Challenge:
Reproduce all the lines exactly as they stand, apart from the pictures.

Data lines start

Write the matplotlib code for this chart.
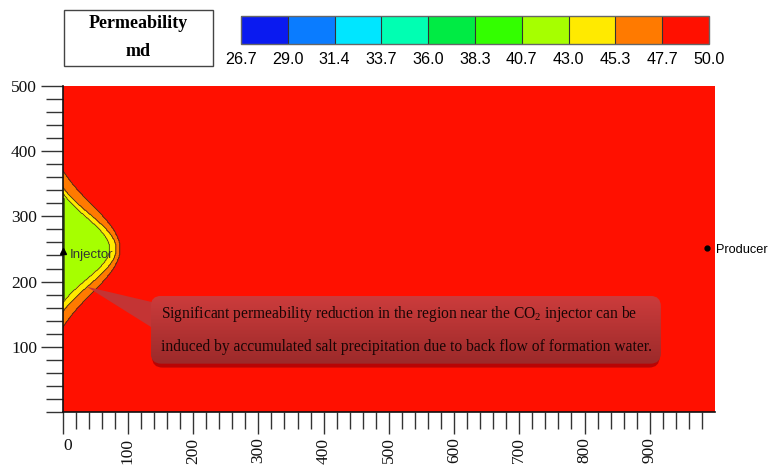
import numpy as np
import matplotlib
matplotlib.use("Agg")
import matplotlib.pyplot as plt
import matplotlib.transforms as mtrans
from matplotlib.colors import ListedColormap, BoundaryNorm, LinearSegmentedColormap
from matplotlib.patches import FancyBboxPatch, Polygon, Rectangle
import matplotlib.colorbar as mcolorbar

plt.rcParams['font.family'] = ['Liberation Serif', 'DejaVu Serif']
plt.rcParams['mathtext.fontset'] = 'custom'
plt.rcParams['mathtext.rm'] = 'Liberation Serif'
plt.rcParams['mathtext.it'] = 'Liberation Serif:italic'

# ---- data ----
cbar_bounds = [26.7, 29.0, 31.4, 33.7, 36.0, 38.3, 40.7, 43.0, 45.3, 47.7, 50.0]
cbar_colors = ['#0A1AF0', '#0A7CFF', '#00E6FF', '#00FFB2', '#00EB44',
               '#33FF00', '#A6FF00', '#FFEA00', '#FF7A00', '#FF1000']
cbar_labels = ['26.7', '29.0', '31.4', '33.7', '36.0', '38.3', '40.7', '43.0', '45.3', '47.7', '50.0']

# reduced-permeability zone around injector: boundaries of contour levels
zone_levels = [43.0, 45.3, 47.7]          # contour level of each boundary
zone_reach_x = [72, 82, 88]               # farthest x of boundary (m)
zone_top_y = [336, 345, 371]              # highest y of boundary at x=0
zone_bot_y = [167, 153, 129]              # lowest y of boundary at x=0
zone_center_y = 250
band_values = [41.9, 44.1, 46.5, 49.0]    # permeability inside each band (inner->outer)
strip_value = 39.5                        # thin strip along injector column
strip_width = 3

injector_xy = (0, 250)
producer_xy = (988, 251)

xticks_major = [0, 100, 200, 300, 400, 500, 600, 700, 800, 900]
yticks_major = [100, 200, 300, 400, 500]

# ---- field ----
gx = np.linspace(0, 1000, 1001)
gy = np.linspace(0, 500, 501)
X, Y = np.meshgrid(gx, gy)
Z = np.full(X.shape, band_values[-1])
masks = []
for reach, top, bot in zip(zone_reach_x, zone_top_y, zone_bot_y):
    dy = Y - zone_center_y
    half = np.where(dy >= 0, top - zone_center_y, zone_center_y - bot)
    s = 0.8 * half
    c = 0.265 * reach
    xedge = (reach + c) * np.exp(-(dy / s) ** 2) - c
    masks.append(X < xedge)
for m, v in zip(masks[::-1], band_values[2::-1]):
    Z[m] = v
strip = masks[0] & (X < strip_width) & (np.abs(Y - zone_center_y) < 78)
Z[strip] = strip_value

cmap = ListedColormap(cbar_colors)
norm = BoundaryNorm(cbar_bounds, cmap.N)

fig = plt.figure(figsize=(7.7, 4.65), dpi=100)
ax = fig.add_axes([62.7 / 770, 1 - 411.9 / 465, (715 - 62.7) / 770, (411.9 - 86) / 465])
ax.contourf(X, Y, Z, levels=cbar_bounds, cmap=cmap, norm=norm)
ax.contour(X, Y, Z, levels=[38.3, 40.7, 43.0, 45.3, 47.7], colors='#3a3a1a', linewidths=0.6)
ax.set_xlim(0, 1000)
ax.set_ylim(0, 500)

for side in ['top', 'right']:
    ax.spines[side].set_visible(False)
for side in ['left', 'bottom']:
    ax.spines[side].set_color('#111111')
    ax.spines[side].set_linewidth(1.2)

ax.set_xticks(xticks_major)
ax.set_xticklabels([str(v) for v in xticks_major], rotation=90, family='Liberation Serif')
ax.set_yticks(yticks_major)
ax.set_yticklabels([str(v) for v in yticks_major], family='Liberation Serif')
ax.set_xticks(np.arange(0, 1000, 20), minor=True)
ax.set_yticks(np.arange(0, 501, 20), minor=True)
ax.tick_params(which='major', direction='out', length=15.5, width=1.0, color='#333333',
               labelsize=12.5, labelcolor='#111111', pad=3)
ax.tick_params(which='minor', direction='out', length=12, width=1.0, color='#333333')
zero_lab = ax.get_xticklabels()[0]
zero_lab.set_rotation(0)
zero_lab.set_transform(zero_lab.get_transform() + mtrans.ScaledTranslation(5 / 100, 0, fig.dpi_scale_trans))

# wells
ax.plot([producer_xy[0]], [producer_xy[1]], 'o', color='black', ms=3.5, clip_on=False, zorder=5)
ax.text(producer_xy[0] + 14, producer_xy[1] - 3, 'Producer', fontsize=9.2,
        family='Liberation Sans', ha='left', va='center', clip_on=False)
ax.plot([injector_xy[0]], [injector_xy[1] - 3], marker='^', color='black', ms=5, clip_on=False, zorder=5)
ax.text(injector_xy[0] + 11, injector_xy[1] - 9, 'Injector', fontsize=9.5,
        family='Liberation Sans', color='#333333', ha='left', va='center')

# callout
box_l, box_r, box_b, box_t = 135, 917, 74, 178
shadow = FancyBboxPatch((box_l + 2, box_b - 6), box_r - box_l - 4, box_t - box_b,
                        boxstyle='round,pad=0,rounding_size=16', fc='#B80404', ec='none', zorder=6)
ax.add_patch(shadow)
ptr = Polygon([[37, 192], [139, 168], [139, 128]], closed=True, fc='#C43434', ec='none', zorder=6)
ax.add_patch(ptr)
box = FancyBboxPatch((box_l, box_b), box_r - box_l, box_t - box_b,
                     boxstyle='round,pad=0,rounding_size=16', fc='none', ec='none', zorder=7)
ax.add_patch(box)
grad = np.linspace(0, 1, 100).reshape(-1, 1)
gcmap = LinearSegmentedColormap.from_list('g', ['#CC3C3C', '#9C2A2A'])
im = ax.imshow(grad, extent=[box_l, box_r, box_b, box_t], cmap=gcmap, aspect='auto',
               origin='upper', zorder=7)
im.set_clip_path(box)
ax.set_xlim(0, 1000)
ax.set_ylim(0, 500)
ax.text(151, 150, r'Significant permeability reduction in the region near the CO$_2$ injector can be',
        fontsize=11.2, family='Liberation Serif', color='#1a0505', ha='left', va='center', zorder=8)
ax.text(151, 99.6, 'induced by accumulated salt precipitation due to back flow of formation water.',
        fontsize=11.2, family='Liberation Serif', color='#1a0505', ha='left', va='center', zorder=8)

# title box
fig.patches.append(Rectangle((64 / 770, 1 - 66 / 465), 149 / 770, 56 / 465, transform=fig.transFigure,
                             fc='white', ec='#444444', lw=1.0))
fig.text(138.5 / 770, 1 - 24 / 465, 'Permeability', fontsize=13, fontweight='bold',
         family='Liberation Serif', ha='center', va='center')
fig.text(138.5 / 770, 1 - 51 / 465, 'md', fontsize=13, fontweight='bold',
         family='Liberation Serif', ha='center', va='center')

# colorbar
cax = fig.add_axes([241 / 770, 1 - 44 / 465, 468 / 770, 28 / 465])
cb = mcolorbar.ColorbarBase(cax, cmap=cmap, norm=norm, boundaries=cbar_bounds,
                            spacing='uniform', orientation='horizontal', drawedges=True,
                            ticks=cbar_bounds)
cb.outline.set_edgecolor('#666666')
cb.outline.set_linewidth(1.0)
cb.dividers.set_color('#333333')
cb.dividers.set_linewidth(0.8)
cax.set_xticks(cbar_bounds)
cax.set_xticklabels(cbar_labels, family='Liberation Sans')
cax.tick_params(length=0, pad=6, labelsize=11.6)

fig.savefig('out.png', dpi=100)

Data lines end

Reply to the task:
Write the matplotlib code for this chart.
import numpy as np
import matplotlib
matplotlib.use("Agg")
import matplotlib.pyplot as plt
import matplotlib.transforms as mtrans
from matplotlib.colors import ListedColormap, BoundaryNorm, LinearSegmentedColormap
from matplotlib.patches import FancyBboxPatch, Polygon, Rectangle
import matplotlib.colorbar as mcolorbar

plt.rcParams['font.family'] = ['Liberation Serif', 'DejaVu Serif']
plt.rcParams['mathtext.fontset'] = 'custom'
plt.rcParams['mathtext.rm'] = 'Liberation Serif'
plt.rcParams['mathtext.it'] = 'Liberation Serif:italic'

# ---- data ----
cbar_bounds = [26.7, 29.0, 31.4, 33.7, 36.0, 38.3, 40.7, 43.0, 45.3, 47.7, 50.0]
cbar_colors = ['#0A1AF0', '#0A7CFF', '#00E6FF', '#00FFB2', '#00EB44',
               '#33FF00', '#A6FF00', '#FFEA00', '#FF7A00', '#FF1000']
cbar_labels = ['26.7', '29.0', '31.4', '33.7', '36.0', '38.3', '40.7', '43.0', '45.3', '47.7', '50.0']

# reduced-permeability zone around injector: boundaries of contour levels
zone_levels = [43.0, 45.3, 47.7]          # contour level of each boundary
zone_reach_x = [72, 82, 88]               # farthest x of boundary (m)
zone_top_y = [336, 345, 371]              # highest y of boundary at x=0
zone_bot_y = [167, 153, 129]              # lowest y of boundary at x=0
zone_center_y = 250
band_values = [41.9, 44.1, 46.5, 49.0]    # permeability inside each band (inner->outer)
strip_value = 39.5                        # thin strip along injector column
strip_width = 3

injector_xy = (0, 250)
producer_xy = (988, 251)

xticks_major = [0, 100, 200, 300, 400, 500, 600, 700, 800, 900]
yticks_major = [100, 200, 300, 400, 500]

# ---- field ----
gx = np.linspace(0, 1000, 1001)
gy = np.linspace(0, 500, 501)
X, Y = np.meshgrid(gx, gy)
Z = np.full(X.shape, band_values[-1])
masks = []
for reach, top, bot in zip(zone_reach_x, zone_top_y, zone_bot_y):
    dy = Y - zone_center_y
    half = np.where(dy >= 0, top - zone_center_y, zone_center_y - bot)
    s = 0.8 * half
    c = 0.265 * reach
    xedge = (reach + c) * np.exp(-(dy / s) ** 2) - c
    masks.append(X < xedge)
for m, v in zip(masks[::-1], band_values[2::-1]):
    Z[m] = v
strip = masks[0] & (X < strip_width) & (np.abs(Y - zone_center_y) < 78)
Z[strip] = strip_value

cmap = ListedColormap(cbar_colors)
norm = BoundaryNorm(cbar_bounds, cmap.N)

fig = plt.figure(figsize=(7.7, 4.65), dpi=100)
ax = fig.add_axes([62.7 / 770, 1 - 411.9 / 465, (715 - 62.7) / 770, (411.9 - 86) / 465])
ax.contourf(X, Y, Z, levels=cbar_bounds, cmap=cmap, norm=norm)
ax.contour(X, Y, Z, levels=[38.3, 40.7, 43.0, 45.3, 47.7], colors='#3a3a1a', linewidths=0.6)
ax.set_xlim(0, 1000)
ax.set_ylim(0, 500)

for side in ['top', 'right']:
    ax.spines[side].set_visible(False)
for side in ['left', 'bottom']:
    ax.spines[side].set_color('#111111')
    ax.spines[side].set_linewidth(1.2)

ax.set_xticks(xticks_major)
ax.set_xticklabels([str(v) for v in xticks_major], rotation=90, family='Liberation Serif')
ax.set_yticks(yticks_major)
ax.set_yticklabels([str(v) for v in yticks_major], family='Liberation Serif')
ax.set_xticks(np.arange(0, 1000, 20), minor=True)
ax.set_yticks(np.arange(0, 501, 20), minor=True)
ax.tick_params(which='major', direction='out', length=15.5, width=1.0, color='#333333',
               labelsize=12.5, labelcolor='#111111', pad=3)
ax.tick_params(which='minor', direction='out', length=12, width=1.0, color='#333333')
zero_lab = ax.get_xticklabels()[0]
zero_lab.set_rotation(0)
zero_lab.set_transform(zero_lab.get_transform() + mtrans.ScaledTranslation(5 / 100, 0, fig.dpi_scale_trans))

# wells
ax.plot([producer_xy[0]], [producer_xy[1]], 'o', color='black', ms=3.5, clip_on=False, zorder=5)
ax.text(producer_xy[0] + 14, producer_xy[1] - 3, 'Producer', fontsize=9.2,
        family='Liberation Sans', ha='left', va='center', clip_on=False)
ax.plot([injector_xy[0]], [injector_xy[1] - 3], marker='^', color='black', ms=5, clip_on=False, zorder=5)
ax.text(injector_xy[0] + 11, injector_xy[1] - 9, 'Injector', fontsize=9.5,
        family='Liberation Sans', color='#333333', ha='left', va='center')

# callout
box_l, box_r, box_b, box_t = 135, 917, 74, 178
shadow = FancyBboxPatch((box_l + 2, box_b - 6), box_r - box_l - 4, box_t - box_b,
                        boxstyle='round,pad=0,rounding_size=16', fc='#B80404', ec='none', zorder=6)
ax.add_patch(shadow)
ptr = Polygon([[37, 192], [139, 168], [139, 128]], closed=True, fc='#C43434', ec='none', zorder=6)
ax.add_patch(ptr)
box = FancyBboxPatch((box_l, box_b), box_r - box_l, box_t - box_b,
                     boxstyle='round,pad=0,rounding_size=16', fc='none', ec='none', zorder=7)
ax.add_patch(box)
grad = np.linspace(0, 1, 100).reshape(-1, 1)
gcmap = LinearSegmentedColormap.from_list('g', ['#CC3C3C', '#9C2A2A'])
im = ax.imshow(grad, extent=[box_l, box_r, box_b, box_t], cmap=gcmap, aspect='auto',
               origin='upper', zorder=7)
im.set_clip_path(box)
ax.set_xlim(0, 1000)
ax.set_ylim(0, 500)
ax.text(151, 150, r'Significant permeability reduction in the region near the CO$_2$ injector can be',
        fontsize=11.2, family='Liberation Serif', color='#1a0505', ha='left', va='center', zorder=8)
ax.text(151, 99.6, 'induced by accumulated salt precipitation due to back flow of formation water.',
        fontsize=11.2, family='Liberation Serif', color='#1a0505', ha='left', va='center', zorder=8)

# title box
fig.patches.append(Rectangle((64 / 770, 1 - 66 / 465), 149 / 770, 56 / 465, transform=fig.transFigure,
                             fc='white', ec='#444444', lw=1.0))
fig.text(138.5 / 770, 1 - 24 / 465, 'Permeability', fontsize=13, fontweight='bold',
         family='Liberation Serif', ha='center', va='center')
fig.text(138.5 / 770, 1 - 51 / 465, 'md', fontsize=13, fontweight='bold',
         family='Liberation Serif', ha='center', va='center')

# colorbar
cax = fig.add_axes([241 / 770, 1 - 44 / 465, 468 / 770, 28 / 465])
cb = mcolorbar.ColorbarBase(cax, cmap=cmap, norm=norm, boundaries=cbar_bounds,
                            spacing='uniform', orientation='horizontal', drawedges=True,
                            ticks=cbar_bounds)
cb.outline.set_edgecolor('#666666')
cb.outline.set_linewidth(1.0)
cb.dividers.set_color('#333333')
cb.dividers.set_linewidth(0.8)
cax.set_xticks(cbar_bounds)
cax.set_xticklabels(cbar_labels, family='Liberation Sans')
cax.tick_params(length=0, pad=6, labelsize=11.6)

fig.savefig('out.png', dpi=100)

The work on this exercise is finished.